Towards providing reliable job completion time predictions using PCS
Abdullah Bin Faisal, Noah Martin, Hafiz Mohsin Bashir, Swaminathan Lamelas, Fahad R. Dogar
TL;DR
The paper tackles the challenge of providing reliable job completion time (JCT) predictions in cloud environments by introducing PCS, a predictability-centric scheduling framework built on Weighted-Fair-Queuing (WFQ) and a simulation-based search for Pareto-optimal configurations. PCS delivers accurate JCT predictions while allowing operators to balance performance and fairness through a bi-directional preference interface and a Pareto-front of WFQ configurations.

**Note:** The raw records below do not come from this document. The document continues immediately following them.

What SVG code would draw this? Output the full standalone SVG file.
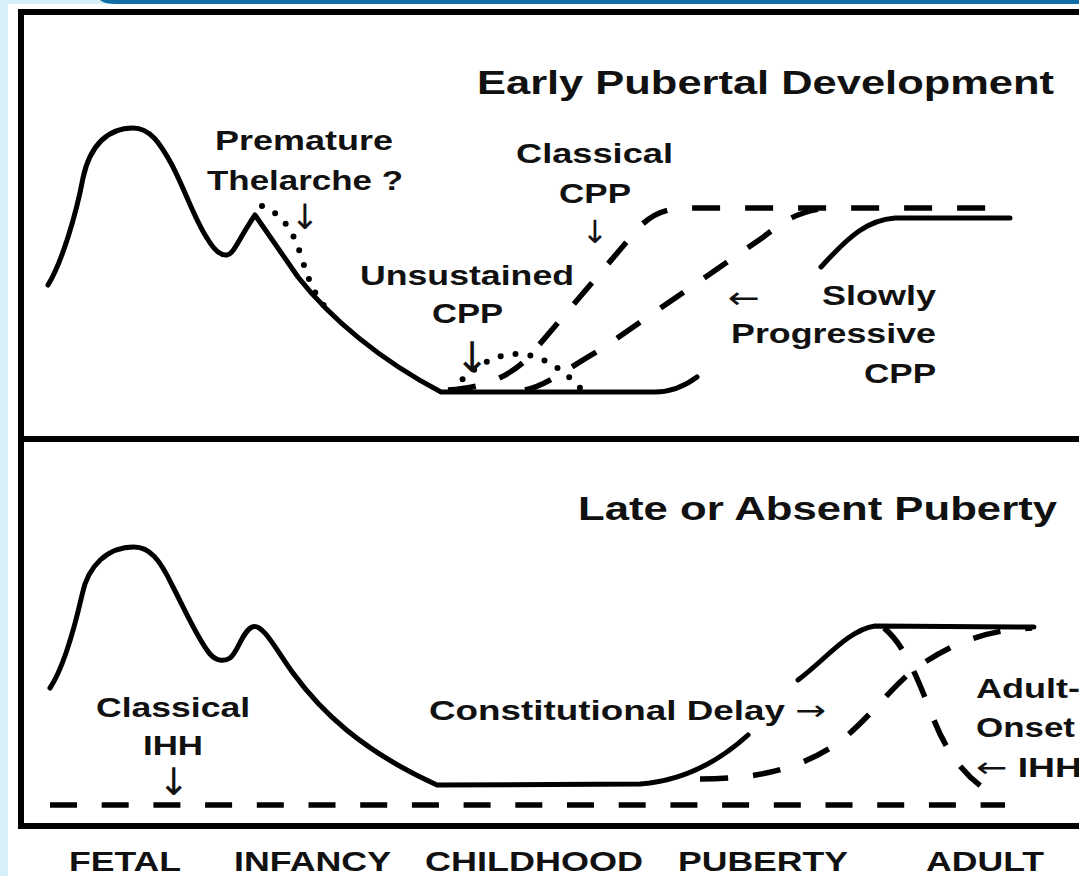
<svg xmlns="http://www.w3.org/2000/svg" width="1079" height="876" viewBox="0 0 1079 876">
<style>
  .t { font-family: "Liberation Sans", Arial, sans-serif; font-weight: bold; fill: #111; }
  .lab { font-size: 28px; }
  .ttl { font-size: 34px; }
  .ax { font-size: 28px; }
  .ar { font-family: "DejaVu Sans", sans-serif; font-weight: normal; fill: #111; }
  .solid { fill: none; stroke: #000; stroke-width: 5; stroke-linecap: round; stroke-linejoin: round; }
  .dash { fill: none; stroke: #000; stroke-width: 5.5; stroke-dasharray: 28 25; }
  .dash2 { fill: none; stroke: #000; stroke-width: 5.5; stroke-dasharray: 27 24.7; }
  .dot { fill: none; stroke: #000; stroke-width: 6; stroke-dasharray: 0 15; stroke-linecap: round; }
  .frame { fill: none; stroke: #000; stroke-width: 6; }
</style>
<rect x="0" y="0" width="1079" height="876" fill="#ffffff"/>
<rect x="0" y="0" width="8" height="876" fill="#d7f0f7"/>
<rect x="0" y="0" width="110" height="4" fill="#d7f0f7"/>
<path d="M 100 0 Q 104 4 116 4 L 1079 4 L 1079 0 Z" fill="#0f6ea6"/>

<g id="frame">
  <rect class="frame" x="21" y="12" width="1120" height="814"/>
  <line class="frame" x1="21" y1="439" x2="1079" y2="439"/>
</g>

<g id="panel-early">
  <text class="t ttl" x="477" y="94" textLength="577" lengthAdjust="spacingAndGlyphs">Early Pubertal Development</text>
  <g id="curves-early">
    <path class="solid" d="M 48 285 C 62 262, 76 215, 83 178 C 90 145, 108 128, 133 128 C 150 128, 160 143, 172 165 C 185 190, 195 220, 207 238 C 214 250, 220 256, 227 255 C 234 254, 238 240, 255 215 L 298 277 C 330 318, 380 360, 441 392 L 655 392 C 670 392, 685 386, 697 377"/>
    <path class="dot" d="M 262 206 C 285 215, 295 235, 303 262 C 310 285, 318 300, 328 310"/>
    <path class="dot" d="M 452 390 Q 517 318 582 390"/>
    <path class="dash" d="M 448 390 C 480 388, 505 380, 528 358 L 630 238 C 648 215, 662 208, 690 208 L 1000 208"/>
    <path class="dash" d="M 525 390 C 548 385, 568 368, 600 350 L 762 238 C 785 220, 800 210, 830 208"/>
    <path class="solid" d="M 821 267 C 850 235, 868 220, 895 218 L 1010 218"/>
  </g>
  <g id="label-premature">
    <text class="t lab" x="215" y="150" textLength="178" lengthAdjust="spacingAndGlyphs">Premature</text>
    <text class="t lab" x="207" y="190" textLength="196" lengthAdjust="spacingAndGlyphs">Thelarche ?</text>
    <text class="ar" x="305" y="229" font-size="35" text-anchor="middle">↓</text>
  </g>
  <g id="label-classical-cpp">
    <text class="t lab" x="516" y="163" textLength="157" lengthAdjust="spacingAndGlyphs">Classical</text>
    <text class="t lab" x="559" y="203" textLength="72" lengthAdjust="spacingAndGlyphs">CPP</text>
    <text class="ar" x="595" y="243" font-size="32" text-anchor="middle">↓</text>
  </g>
  <g id="label-unsustained">
    <text class="t lab" x="360" y="285" textLength="214" lengthAdjust="spacingAndGlyphs">Unsustained</text>
    <text class="t lab" x="432" y="323" textLength="71" lengthAdjust="spacingAndGlyphs">CPP</text>
    <text class="ar" x="472" y="372" font-size="42" text-anchor="middle">↓</text>
  </g>
  <g id="label-slowly">
    <text class="ar" x="728" y="308" font-size="30" textLength="32" lengthAdjust="spacingAndGlyphs">←</text>
    <text class="t lab" x="822" y="305" textLength="114" lengthAdjust="spacingAndGlyphs">Slowly</text>
    <text class="t lab" x="731" y="343" textLength="205" lengthAdjust="spacingAndGlyphs">Progressive</text>
    <text class="t lab" x="864" y="383" textLength="72" lengthAdjust="spacingAndGlyphs">CPP</text>
  </g>
</g>

<g id="panel-late">
  <text class="t ttl" x="578" y="520" textLength="479" lengthAdjust="spacingAndGlyphs">Late or Absent Puberty</text>
  <g id="curves-late">
    <path class="solid" d="M 50 688 C 62 670, 74 630, 82 595 C 88 565, 108 547, 134 547 C 150 547, 160 560, 172 585 C 185 610, 198 640, 210 654 C 216 661, 224 662, 230 658 C 238 652, 242 632, 252 627 C 262 622, 275 648, 293 673 C 320 710, 360 750, 437 785 L 640 784 C 680 781, 715 765, 748 735"/>
    <path class="solid" d="M 798 680 C 825 660, 848 630, 875 626 L 1034 627"/>
    <path class="dash2" d="M 50 805 L 1005 805"/>
    <path class="dash" d="M 700 779 C 760 779, 800 768, 835 745 C 870 720, 895 680, 925 662 C 960 640, 990 630, 1032 628"/>
    <path class="dash" d="M 884 628 C 905 645, 918 680, 932 715 C 945 750, 965 780, 998 797"/>
  </g>
  <g id="label-classical-ihh">
    <text class="t lab" x="96" y="717" textLength="154" lengthAdjust="spacingAndGlyphs">Classical</text>
    <text class="t lab" x="143" y="755" textLength="60" lengthAdjust="spacingAndGlyphs">IHH</text>
    <text class="ar" x="174" y="795" font-size="38" text-anchor="middle">↓</text>
  </g>
  <g id="label-constitutional">
    <text class="t lab" x="429" y="720" textLength="397" lengthAdjust="spacingAndGlyphs">Constitutional Delay <tspan class="ar">→</tspan></text>
  </g>
  <g id="label-adult-onset">
    <text class="t lab" x="976" y="698" textLength="104" lengthAdjust="spacingAndGlyphs">Adult-</text>
    <text class="t lab" x="976" y="737" textLength="99" lengthAdjust="spacingAndGlyphs">Onset</text>
    <text class="t lab" x="976" y="777" textLength="106" lengthAdjust="spacingAndGlyphs"><tspan class="ar">←</tspan> IHH</text>
  </g>
</g>

<g id="axis-labels">
  <text class="t ax" x="69" y="871" textLength="112" lengthAdjust="spacingAndGlyphs">FETAL</text>
  <text class="t ax" x="234" y="871" textLength="157" lengthAdjust="spacingAndGlyphs">INFANCY</text>
  <text class="t ax" x="425" y="871" textLength="218" lengthAdjust="spacingAndGlyphs">CHILDHOOD</text>
  <text class="t ax" x="678" y="871" textLength="170" lengthAdjust="spacingAndGlyphs">PUBERTY</text>
  <text class="t ax" x="926" y="871" textLength="118" lengthAdjust="spacingAndGlyphs">ADULT</text>
</g>
</svg>
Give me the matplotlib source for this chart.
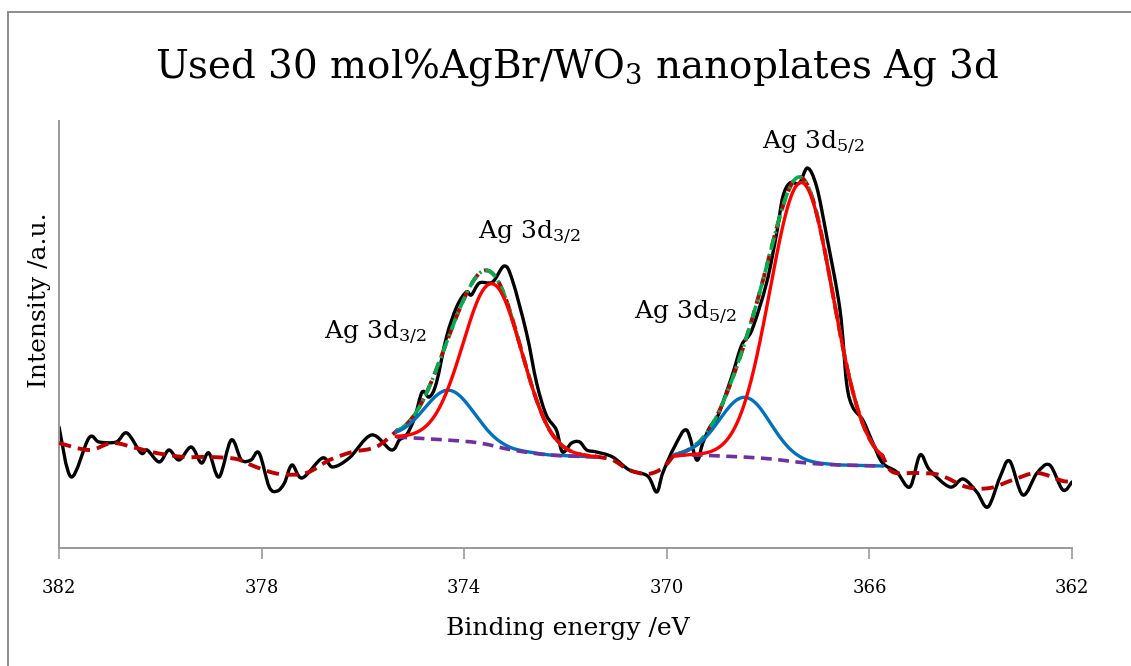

The approach demonstrates substantial gains in predictability with only modest sacrifices in JCT and fairness for DNN GPU workloads, validated through a real testbed and large-scale simulations. This work offers a practical path toward integrating reliable JCT predictions into cloud scheduling, enabling informed user decisions and inter-cloud orchestration, and it lays groundwork for extending predictability to other resource types and workloads.
Abstract
In this paper we build a case for providing job completion time predictions to cloud users, similar to the delivery date of a package or arrival time of a booked ride. Our analysis reveals that providing predictability can come at the expense of performance and fairness. Existing cloud scheduling systems optimize for extreme points in the trade-off space, making them either extremely unpredictable or impractical. To address this challenge, we present PCS, a new scheduling framework that aims to provide predictability while balancing other traditional objectives. The key idea behind PCS is to use Weighted-Fair-Queueing (WFQ) and find a suitable configuration of different WFQ parameters (e.g., class weights) that meets specific goals for predictability. It uses a simulation-aided search strategy, to efficiently discover WFQ configurations that lie on the Pareto front of the trade-off space between these objectives. We implement and evaluate PCS in the context of DNN job scheduling on GPUs. Our evaluation, on a small scale GPU testbed and larger-scale simulations, shows that PCS can provide accurate completion time estimates while marginally compromising on performance and fairness.